Key takeaways on what the global energy warning means for markets and vulnerable economies

  • The warning from the International Monetary Fund, World Bank, International Energy Agency and World Trade Organization turns the Middle East war into a broader energy-security and development-risk issue.
  • The Strait of Hormuz remains the central pressure point because disruption or uncertainty there can affect oil and gas shipments, insurance costs, tanker routing and import planning.
  • Poorer and energy-importing economies face the greatest risk because higher fuel and fertiliser costs can weaken currencies, widen deficits, raise food prices and strain public budgets.
  • The energy shock can spread through food systems because fuel and gas costs influence fertiliser production, agricultural operations, transport, storage and consumer prices.

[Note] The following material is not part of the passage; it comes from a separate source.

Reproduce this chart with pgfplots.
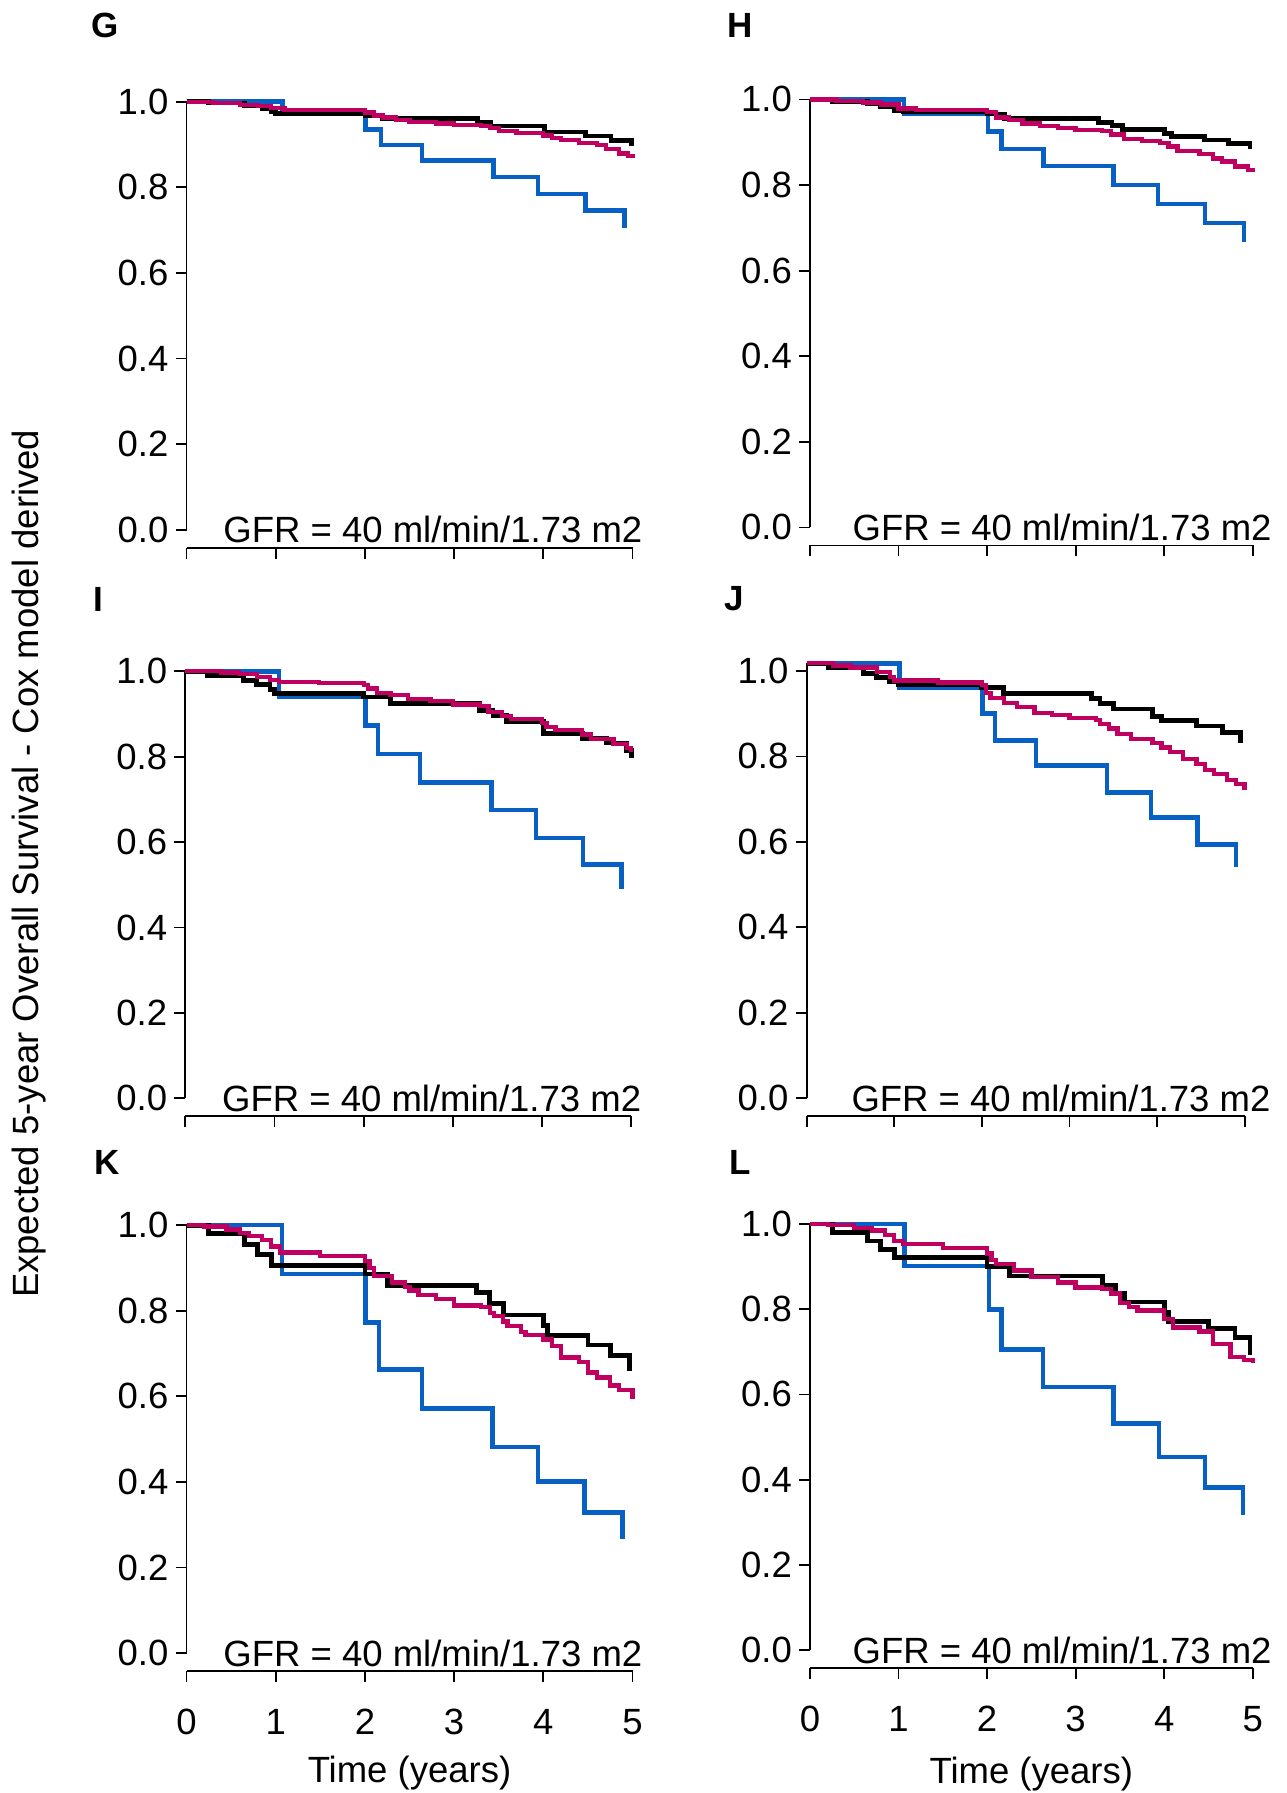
\documentclass[border=0pt]{standalone}
\usepackage{fontspec}
\setmainfont{Liberation Sans}
\usepackage{pgfplots}
\pgfplotsset{compat=1.18}
\definecolor{kmblue}{RGB}{8,96,196}
\definecolor{kmmag}{RGB}{192,0,96}
\newcommand{\bigf}{\fontsize{36.5}{44}\selectfont}
\pgfplotsset{
  km/.style={
    scale only axis, width=446pt, height=428pt,
    xmin=0, xmax=5, ymin=0, ymax=1,
    axis lines*=left, axis line style={-, line width=1.8pt},
    axis x line shift=18pt,
    xtick={0,1,2,3,4,5}, ytick={0,0.2,0.4,0.6,0.8,1},
    tick align=outside, major tick length=11pt,
    tick style={line width=1.8pt, black},
    clip=false,
    /pgf/number format/assume math mode=true,
    tick label style={font=\bigf},
    yticklabel style={anchor=east, inner sep=0pt, xshift=-7pt,
      /pgf/number format/.cd, fixed, fixed zerofill, precision=1},
    xticklabel style={anchor=north, inner sep=0pt, yshift=-27pt},
  },
  notx/.style={xticklabels={}},
  blu/.style={const plot, color=kmblue, line width=4.6pt},
  blk/.style={const plot, color=black, line width=4.8pt},
  mag/.style={const plot, color=kmmag, line width=4.3pt},
}
\newcommand{\gfr}[1]{\node[anchor=base east, inner sep=0pt, font=\bigf, xshift=#1, yshift=-13pt] at (axis cs:5,0) {GFR = 40 ml/min/1.73 m2};}
\begin{document}
\begin{tikzpicture}
\fill[white] (0,0) rectangle (1287pt,-1793pt);
\useasboundingbox (0,0) rectangle (1287pt,-1793pt);

% ---------- G ----------
\begin{axis}[km, notx, at={(186.5pt,-529.7pt)}, anchor=south west]
\addplot[blu] coordinates {(0,1) (1.075,0.971) (2.01,0.935) (2.18,0.899) (2.64,0.862) (3.44,0.824) (3.94,0.784) (4.47,0.746) (4.91,0.704)};
\addplot[blk] coordinates {(0,1) (0.25,0.997) (0.65,0.99) (0.85,0.985) (0.95,0.977) (1.0,0.972) (2.0,0.968) (2.2,0.961) (3.26,0.951) (3.41,0.943) (4.01,0.929) (4.47,0.920) (4.76,0.910) (4.99,0.897)};
\addplot[mag] coordinates {(0,1) (0.3,0.997) (0.6,0.993) (0.8,0.99) (0.95,0.985) (1.1,0.981) (2.0,0.975) (2.1,0.968) (2.2,0.963) (2.35,0.958) (2.5,0.953) (2.8,0.949) (3.0,0.946) (3.3,0.944) (3.4,0.938) (3.5,0.932) (3.7,0.927) (4.0,0.921) (4.1,0.916) (4.2,0.911) (4.4,0.904) (4.6,0.899) (4.7,0.89) (4.85,0.879) (4.95,0.873) (5.0,0.868)};
\gfr{10pt}
\end{axis}

% ---------- H ----------
\begin{axis}[km, notx, width=442.7pt, at={(810pt,-527.4pt)}, anchor=south west]
\addplot[blu] coordinates {(0,1) (1.06,0.966) (2.01,0.925) (2.16,0.884) (2.64,0.844) (3.43,0.800) (3.93,0.756) (4.46,0.711) (4.90,0.666)};
\addplot[blk] coordinates {(0,1) (0.25,0.995) (0.65,0.99) (0.8,0.983) (0.95,0.975) (1.05,0.971) (2.0,0.966) (2.2,0.956) (3.26,0.946) (3.41,0.939) (3.53,0.930) (4.0,0.920) (4.08,0.914) (4.46,0.905) (4.73,0.897) (4.97,0.884)};
\addplot[mag] coordinates {(0,1) (0.3,0.997) (0.6,0.993) (0.8,0.988) (1.0,0.979) (1.2,0.976) (2.0,0.971) (2.1,0.958) (2.25,0.952) (2.4,0.944) (2.6,0.938) (2.8,0.933) (3.0,0.929) (3.3,0.926) (3.4,0.918) (3.55,0.908) (3.75,0.903) (3.95,0.898) (4.05,0.89) (4.15,0.879) (4.4,0.872) (4.55,0.862) (4.65,0.855) (4.8,0.843) (4.95,0.835) (5.0,0.830)};
\gfr{19pt}
\end{axis}

% ---------- I ----------
\begin{axis}[km, notx, height=427pt, at={(185.3pt,-1098.3pt)}, anchor=south west]
\addplot[blu] coordinates {(0,1) (1.05,0.940) (2.02,0.873) (2.16,0.806) (2.63,0.740) (3.43,0.675) (3.93,0.610) (4.46,0.547) (4.89,0.491)};
\addplot[blk] coordinates {(0,1) (0.25,0.990) (0.65,0.979) (0.8,0.969) (0.95,0.958) (1.0,0.948) (2.0,0.94) (2.3,0.925) (3.3,0.908) (3.45,0.896) (3.6,0.883) (4.02,0.855) (4.45,0.843) (4.72,0.832) (4.95,0.815) (5.0,0.796)};
\addplot[mag] coordinates {(0,1) (0.4,0.997) (0.6,0.993) (0.8,0.987) (0.95,0.98) (1.05,0.975) (1.5,0.972) (2.0,0.968) (2.05,0.96) (2.15,0.95) (2.3,0.944) (2.5,0.935) (2.75,0.93) (3.0,0.922) (3.3,0.918) (3.4,0.905) (3.55,0.896) (3.65,0.888) (4.0,0.879) (4.05,0.87) (4.15,0.862) (4.45,0.852) (4.55,0.842) (4.8,0.83) (4.95,0.82) (5.0,0.81)};
\gfr{10pt}
\end{axis}

% ---------- J ----------
\begin{axis}[km, notx, width=438pt, height=434.7pt, ymin=-0.018, ymax=1,
  ytick={-0.018,0.182,0.382,0.582,0.782,0.982},
  yticklabels={0.0,0.2,0.4,0.6,0.8,1.0},
  at={(806.6pt,-1098pt)}, anchor=south west]
\addplot[blu] coordinates {(0,1) (1.06,0.943) (2.01,0.882) (2.15,0.819) (2.62,0.760) (3.43,0.698) (3.93,0.639) (4.46,0.575) (4.90,0.522)};
\addplot[blk] coordinates {(0,1) (0.25,0.991) (0.65,0.977) (0.8,0.966) (0.95,0.956) (1.05,0.951) (2.0,0.943) (2.25,0.930) (3.25,0.918) (3.35,0.905) (3.5,0.893) (3.95,0.876) (4.05,0.866) (4.45,0.853) (4.75,0.838) (4.95,0.813)};
\addplot[mag] coordinates {(0,1) (0.3,0.995) (0.5,0.99) (0.8,0.979) (0.95,0.968) (1.0,0.96) (1.5,0.955) (2.0,0.950) (2.05,0.93) (2.1,0.918) (2.25,0.907) (2.4,0.897) (2.6,0.884) (2.8,0.879) (3.0,0.872) (3.3,0.868) (3.35,0.858) (3.45,0.847) (3.55,0.834) (3.7,0.822) (3.95,0.813) (4.05,0.803) (4.15,0.792) (4.3,0.776) (4.45,0.765) (4.55,0.750) (4.65,0.740) (4.8,0.727) (4.9,0.717) (5.0,0.704)};
\node[anchor=base east, inner sep=0pt, font=\bigf, xshift=26pt, yshift=-13pt] at (axis cs:5,-0.018) {GFR = 40 ml/min/1.73 m2};
\end{axis}

% ---------- K ----------
\begin{axis}[km, at={(186.5pt,-1653.1pt)}, anchor=south west]
\addplot[blu] coordinates {(0,1) (1.07,0.886) (2.01,0.772) (2.16,0.663) (2.64,0.571) (3.43,0.482) (3.94,0.401) (4.46,0.329) (4.89,0.267)};
\addplot[blk] coordinates {(0,1) (0.25,0.980) (0.65,0.955) (0.8,0.931) (0.95,0.906) (2.0,0.886) (2.25,0.859) (3.25,0.842) (3.4,0.817) (3.55,0.790) (4.0,0.765) (4.05,0.743) (4.5,0.720) (4.75,0.696) (4.97,0.658)};
\addplot[mag] coordinates {(0,1) (0.2,0.997) (0.45,0.99) (0.6,0.982) (0.7,0.975) (0.85,0.965) (0.95,0.95) (1.05,0.936) (1.5,0.928) (2.0,0.916) (2.05,0.9) (2.1,0.881) (2.3,0.866) (2.45,0.855) (2.5,0.847) (2.6,0.837) (2.8,0.827) (3.0,0.812) (3.3,0.808) (3.4,0.795) (3.45,0.787) (3.55,0.775) (3.6,0.765) (3.75,0.75) (3.8,0.743) (4.0,0.733) (4.1,0.718) (4.2,0.691) (4.4,0.681) (4.5,0.656) (4.6,0.644) (4.75,0.625) (4.85,0.614) (5.0,0.594)};
\gfr{10pt}
\node[font=\bigf, inner sep=0pt] at (axis description cs:0.5,-0.28) {Time (years)};
\end{axis}

% ---------- L ----------
\begin{axis}[km, width=442.7pt, height=426pt, at={(810pt,-1650pt)}, anchor=south west]
\addplot[blu] coordinates {(0,1) (1.07,0.901) (2.02,0.799) (2.16,0.706) (2.63,0.617) (3.43,0.532) (3.94,0.453) (4.46,0.381) (4.89,0.317)};
\addplot[blk] coordinates {(0,1) (0.25,0.980) (0.65,0.960) (0.8,0.941) (0.95,0.921) (2.0,0.901) (2.25,0.878) (3.3,0.856) (3.45,0.837) (3.55,0.817) (4.0,0.792) (4.05,0.772) (4.5,0.755) (4.8,0.733) (4.97,0.693)};
\addplot[mag] coordinates {(0,1) (0.2,0.997) (0.5,0.99) (0.7,0.985) (0.85,0.975) (0.95,0.96) (1.05,0.953) (1.5,0.943) (2.0,0.931) (2.05,0.915) (2.1,0.906) (2.3,0.891) (2.5,0.876) (2.8,0.863) (3.0,0.851) (3.3,0.848) (3.4,0.837) (3.5,0.815) (3.6,0.805) (3.7,0.797) (4.0,0.777) (4.1,0.757) (4.4,0.748) (4.55,0.718) (4.75,0.688) (4.9,0.68) (5.0,0.673)};
\gfr{19pt}
\node[font=\bigf, inner sep=0pt] at (axis description cs:0.5,-0.292) {Time (years)};
\end{axis}

% panel letters and common y label
\node[font=\fontsize{35}{42}\selectfont\bfseries] at (105.5pt,-25.5pt) {G};
\node[font=\fontsize{35}{42}\selectfont\bfseries] at (740pt,-25.5pt) {H};
\node[font=\fontsize{35}{42}\selectfont\bfseries] at (98pt,-599pt) {I};
\node[font=\fontsize{35}{42}\selectfont\bfseries] at (734.5pt,-599pt) {J};
\node[font=\fontsize{35}{42}\selectfont\bfseries] at (107.5pt,-1162pt) {K};
\node[font=\fontsize{35}{42}\selectfont\bfseries] at (740pt,-1162pt) {L};
\node[rotate=90, font=\bigf, inner sep=0pt] at (28.6pt,-863.8pt) {Expected 5-year Overall Survival - Cox model derived};
\end{tikzpicture}
\end{document}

  • Advanced economies have more tools to absorb price shocks, while vulnerable economies may need external financing, targeted relief and trade support to avoid deeper instability.
  • Oil and gas markets may remain volatile even if headline prices ease, because physical shipping confidence can recover more slowly than futures markets.
  • Governments are likely to revisit fuel reserves, subsidy design, import diversification, LNG procurement and energy-efficiency measures as the conflict exposes supply-chain fragility.
  • Energy companies with secure supply and diversified routes may benefit, while importers, refiners, utilities and fuel retailers face greater exposure to policy intervention and cost volatility.
  • Investors should track not only crude prices, but also fertiliser costs, tanker traffic, insurance premiums, emerging-market currencies and sovereign debt spreads.
  • The crisis reinforces that energy security and energy transition must be managed together, because economies still need fuel resilience while reducing long-term exposure to imported fossil fuels.